Hay ocasiones afortunadas en las que asumir ciertos riesgos, digamos gastronómicos, tiene premio. A los que nos gusta el vino, nos ocurre, como digo, a veces. Recuerdo un vino de frasca que nos pusieron en Extremadura hace unos años, sin identificación alguna más allá del consabido y aventurado vino de la casa, un pitarra del que aún guardamos muy grato recuerdo, aunque en las circunvoluciones cerebrales ya haya desaparecido nombre y lugar del establecimiento.

En Santiago de Compostela, desde cuyos alrededores se escriben estas líneas, nos ha ocurrido algo similar. Deambular sin rumbo ni geográfico ni coquinario por las históricas calles del centro tiene también su parte de aventura, si ya es la hora de la pitanza. ¿Qué podría salir mal en medio de tanta ignorancia? Casi todo.

Pero los dioses no solo están para ponernos a prueba, también nos protegen cuando somos constantes en la práctica de libaciones y ofrendas. En este caso, nos llevaron a la puerta de una vieja ferretería con nombre de casa de comidas. Llamativo el mestizaje, porque la conservación de los polvorientos anaqueles y cartelas de tornillería y otras ferrallas y el servicio de comidas saludables, a priori, provoca una mueca inquieta.

Pero el ojo escarmentado enseguida encuentra argumentos para asumir el reto: separación de espacios, cristaleras limpias y, en general, una propuesta de servicio muy sencilla, tipo sidrería, con una mesa larguísima en la que ir acomodando a parejas y familias, pero pensada para que la pitanza pinte confiable y la quincalla un llamativo telón de fondo que, sin duda, da una gran personalidad al establecimiento.
Recomendaremos, sin dudarlo, lo que tomamos: arroz caldoso de marisco, pulpo a feira y una filloa para cerrar el festín. Todo muy gallego, como no podía se de otra manera. Y a un precio que, en pleno corazón compostelano, es muy de agradecer.

Pero vamos al vino, que es lo que nos traía hoy a esta página. Empezaré confesando que después de varios disgustos y con la calor del primer estío apretando, llevaba ya varios tintos de verano en el cuerpo –en días sucesivos, aclararé–, apuesta segura para el gaznate reseco cuando la hostelería no está a la altura.

Sin embargo, era momento de arriesgar y, además, a todo o nada. En uno de los estantes habíamos visto varios barriles con cartelería informal y el susodicho reclamo de vino de la casa.
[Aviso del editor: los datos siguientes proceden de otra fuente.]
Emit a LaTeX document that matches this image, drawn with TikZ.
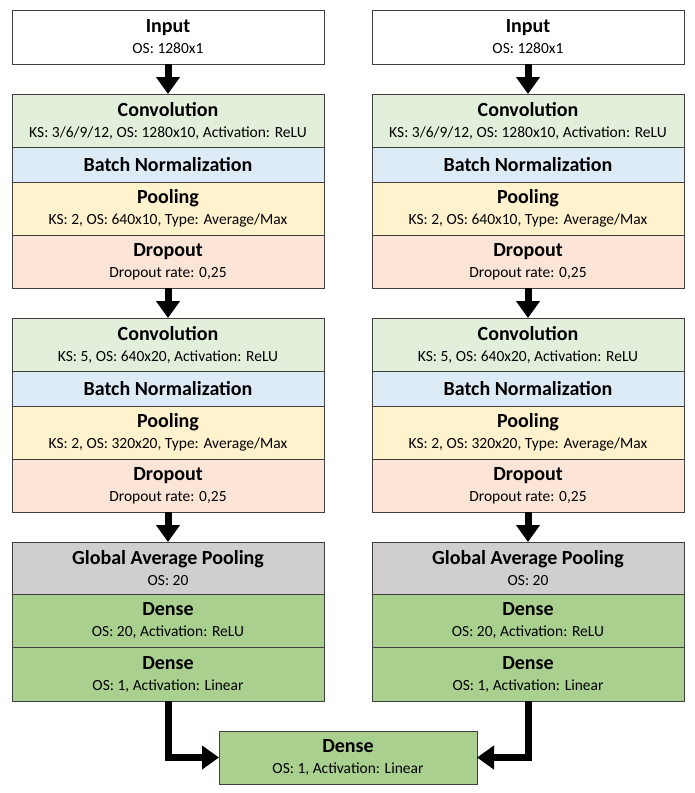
\documentclass[tikz,border=0pt]{standalone}
\usepackage{fontspec}
\setmainfont{Carlito}
\usetikzlibrary{positioning,arrows.meta}

\definecolor{edgegray}{HTML}{404040}
\definecolor{convgreen}{HTML}{E2EFDA}
\definecolor{normblue}{HTML}{DDEBF7}
\definecolor{poolyellow}{HTML}{FFF2CC}
\definecolor{droporange}{HTML}{FCE4D6}
\definecolor{gapgray}{HTML}{D0CECE}
\definecolor{densegreen}{HTML}{A9D08E}

% two-line layer text: title and settings
\newcommand{\lyr}[2]{{\fontsize{20}{21}\selectfont\bfseries #1}\\{#2}}

\begin{document}
\begin{tikzpicture}[x=1pt, y=1pt,
    layer/.style={draw=edgegray, line width=0.8pt, minimum width=312pt, minimum height=53pt,
        inner sep=0pt, outer sep=0pt, align=center, font=\fontsize{15.5}{21}\selectfont},
    normlayer/.style={layer, fill=normblue, minimum height=35pt},
    flow/.style={line width=7pt, -{Triangle[width=23pt,length=17pt]}}]
    \useasboundingbox (0,0) rectangle (694,-793);

    % Two parallel branches
    \foreach \side/\xc in {L/168,R/528} {
        \node[layer, minimum height=54pt] (in\side) at (\xc,-37) {\lyr{Input}{OS: 1280x1}};

        % first block
        \node[layer, fill=convgreen, below=30pt of in\side] (convA\side)
            {\lyr{Convolution}{KS: 3/6/9/12, OS: 1280x10, Activation: ReLU}};
        \node[normlayer, below=0pt of convA\side] (bnA\side)
            {\fontsize{20}{21}\selectfont\bfseries Batch Normalization};
        \node[layer, fill=poolyellow, below=0pt of bnA\side] (poolA\side)
            {\lyr{Pooling}{KS: 2, OS: 640x10, Type: Average/Max}};
        \node[layer, fill=droporange, below=0pt of poolA\side] (dropA\side)
            {\lyr{Dropout}{Dropout rate: 0,25}};

        % second block
        \node[layer, fill=convgreen, below=30pt of dropA\side] (convB\side)
            {\lyr{Convolution}{KS: 5, OS: 640x20, Activation: ReLU}};
        \node[normlayer, below=0pt of convB\side] (bnB\side)
            {\fontsize{20}{21}\selectfont\bfseries Batch Normalization};
        \node[layer, fill=poolyellow, below=0pt of bnB\side] (poolB\side)
            {\lyr{Pooling}{KS: 2, OS: 320x20, Type: Average/Max}};
        \node[layer, fill=droporange, below=0pt of poolB\side] (dropB\side)
            {\lyr{Dropout}{Dropout rate: 0,25}};

        % head
        \node[layer, fill=gapgray, minimum height=52pt, below=30pt of dropB\side] (gap\side)
            {\lyr{Global Average Pooling}{OS: 20}};
        \node[layer, fill=densegreen, below=0pt of gap\side] (denseA\side)
            {\lyr{Dense}{OS: 20, Activation: ReLU}};
        \node[layer, fill=densegreen, minimum height=54pt, below=0pt of denseA\side] (denseB\side)
            {\lyr{Dense}{OS: 1, Activation: Linear}};

        \draw[flow] (in\side) -- (convA\side);
        \draw[flow] (dropA\side) -- (convB\side);
        \draw[flow] (dropB\side) -- (gap\side);
    }

    % Merged output
    \node[layer, fill=densegreen, minimum width=258pt] (out) at (348,-757.5)
        {\lyr{Dense}{OS: 1, Activation: Linear}};
    \draw[flow] (denseBL.south) |- (out.west);
    \draw[flow] (denseBR.south) |- (out.east);
\end{tikzpicture}
\end{document}
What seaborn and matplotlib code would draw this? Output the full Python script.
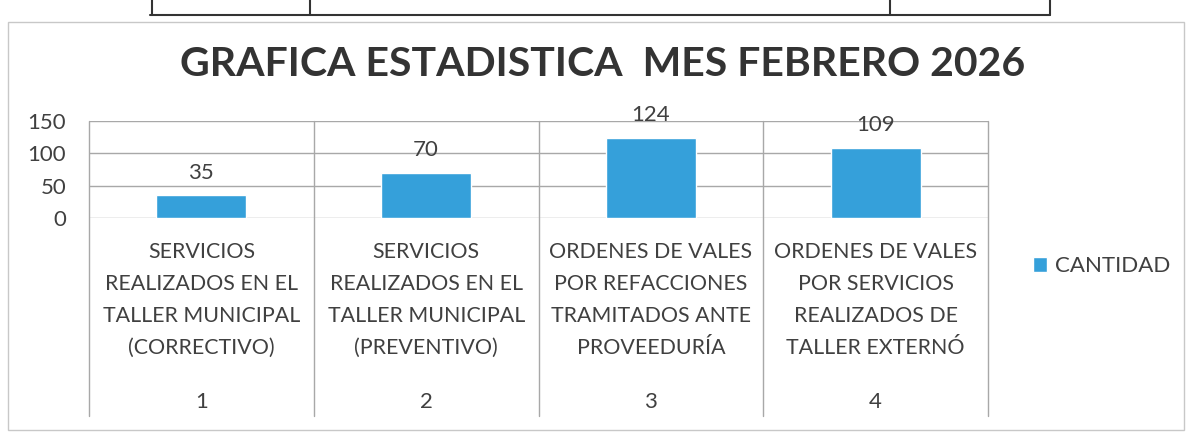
import matplotlib
matplotlib.use("Agg")
import matplotlib.pyplot as plt
import matplotlib.transforms as mtransforms
from matplotlib.lines import Line2D
from matplotlib.patches import Rectangle
import seaborn as sns
import pandas as pd

# ---- data ----
categorias = [
    "SERVICIOS\nREALIZADOS EN EL\nTALLER MUNICIPAL\n(CORRECTIVO)",
    "SERVICIOS\nREALIZADOS EN EL\nTALLER MUNICIPAL\n(PREVENTIVO)",
    "ORDENES DE VALES\nPOR REFACCIONES\nTRAMITADOS ANTE\nPROVEEDURÍA",
    "ORDENES DE VALES\nPOR SERVICIOS\nREALIZADOS DE\nTALLER EXTERNÓ",
]
numeros = ["1", "2", "3", "4"]
cantidad = [35, 70, 124, 109]
serie = "CANTIDAD"
titulo = "GRAFICA ESTADISTICA  MES FEBRERO 2026"
yticks = [0, 50, 100, 150]

df = pd.DataFrame({"num": numeros, "valor": cantidad, "serie": [serie] * len(numeros)})

sns.set_theme(style="white")
plt.rcParams["font.family"] = ["Lato", "DejaVu Sans"]

W, H = 1190, 432
fig = plt.figure(figsize=(W / 100, H / 100), dpi=100)
fig.patch.set_facecolor("white")

x0, x1 = 89, 988
y_top, y_zero = 121, 218
ax = fig.add_axes([x0 / W, 1 - y_zero / H, (x1 - x0) / W, (y_zero - y_top) / H])

blue = "#35A0DA"
txt = "#404040"
grid = "#A8A8A8"
fs = 16
fs_cat = 15.4

sns.barplot(data=df, x="num", y="valor", hue="serie", palette={serie: blue},
            width=0.4, ax=ax, legend=True, saturation=1)

ax.set_ylim(0, 150)
ax.set_xlim(-0.5, len(numeros) - 0.5)
ax.set_yticks(yticks)
ax.set_yticklabels([str(t) for t in yticks], fontsize=fs, color=txt)
ax.tick_params(axis="y", length=5.5, color=grid, width=1, pad=11)
ax.tick_params(axis="x", length=0, labelbottom=False)
ax.set_xlabel("")
ax.set_ylabel("")
for s in ax.spines.values():
    s.set_visible(False)
for t in yticks:
    ax.axhline(t, color=grid, lw=1, zorder=0)

# category boundaries (through plot area and down into the multi-level axis)
trans = mtransforms.blended_transform_factory(ax.transData, ax.transAxes)
ph = y_zero - y_top
bottom_ax = -(416 - y_zero) / ph
for b in [i - 0.5 for i in range(len(numeros) + 1)]:
    ax.add_line(Line2D([b, b], [bottom_ax, 1], transform=trans, color=grid,
                       lw=1, clip_on=False, zorder=0))

# value labels
for c in ax.containers:
    ax.bar_label(c, labels=[str(v) for v in cantidad], padding=9, fontsize=fs, color=txt)

# category labels and numbers
for i, (cat, n) in enumerate(zip(categorias, numeros)):
    ax.text(i, -(300 - y_zero) / ph, cat, transform=trans, ha="center", va="center",
            fontsize=fs_cat, color=txt, linespacing=1.75)
    ax.text(i, -(402 - y_zero) / ph, n, transform=trans, ha="center", va="center",
            fontsize=fs, color=txt)

# legend
leg = ax.legend(loc="center left", bbox_to_anchor=(1024 / W, 1 - 266 / H),
                bbox_transform=fig.transFigure, frameon=False, fontsize=fs,
                handlelength=0.65, handleheight=0.65, handletextpad=0.35, borderaxespad=0)
for t in leg.get_texts():
    t.set_color(txt)

# title
fig.text(603 / W, 1 - 65 / H, titulo, ha="center", va="center", fontsize=29.5,
         fontweight="bold", color="#333333")

# chart border and top table fragment
fig.add_artist(Rectangle((8 / W, 1 - 430 / H), (1184 - 8) / W, (430 - 22) / H,
                         transform=fig.transFigure, fill=False, ec="#C8C8C8", lw=1))
fig.add_artist(Line2D([150 / W, 1050 / W], [1 - 15 / H, 1 - 15 / H],
                      transform=fig.transFigure, color="#333333", lw=1.5))
for xv in [152, 310, 890, 1050]:
    fig.add_artist(Line2D([xv / W, xv / W], [1.0, 1 - 15 / H],
                          transform=fig.transFigure, color="#333333", lw=1.5))

fig.savefig("out.png", dpi=100, facecolor="white")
Lo fácil hubiera sido tirar por una botella de algún consagrado albariño, por ejemplo, pero el lugar merecía una apuesta –con cierta carta en la manga, porque dentro del tonel se adivinaba un depósito de acero inoxidable, es decir, una cierta garantía–.

Así que tinto de la casa. Una palomita, algo menos de un cuartillo de los de antes, de tinto para servir en las típicas tazas con las que aprendimos hace mucho tiempo a decir ribeiro, las cuncas.

El color, muchas veces, lo dice casi todo, y esta intensidad violácea, más intensa aún sobre el blanco de la cunca era toda una invitación. Se dirá, quizá, que el recipiente no es adecuado para la cata y seguro que no lo es, pero ello no impedía que una potente frutalidad adulcerara la pituitaria… y el paladar, por el que un tinto tan tintoso –solo había que ver la enérgica capacidad colorante de la lágrima– pasaba con la ligereza de un pensamiento fugaz.

Los entendidos ya sabrán de qué hablamos. Para nosotros, el barrantes fue un gran descubrimiento. Se trata de un vino exclusivo de la zona del Salnés, prácticamente lo que los franceses –y luego los chic patrios– llaman vino de garaje. En fin, un cosechero gallego que se produce en medio de un limbo legal en pequeñas cantidades y para consumo familiar o en el entorno hostelero como vino de la casa.

Frasca o palomita, qué más da. Si uno quiere tratar bien a su gente, solo hay que ser tan franco como el vino que no se traiciona a sí mismo.

Por cierto, Casas Chico es el nombre del lugar.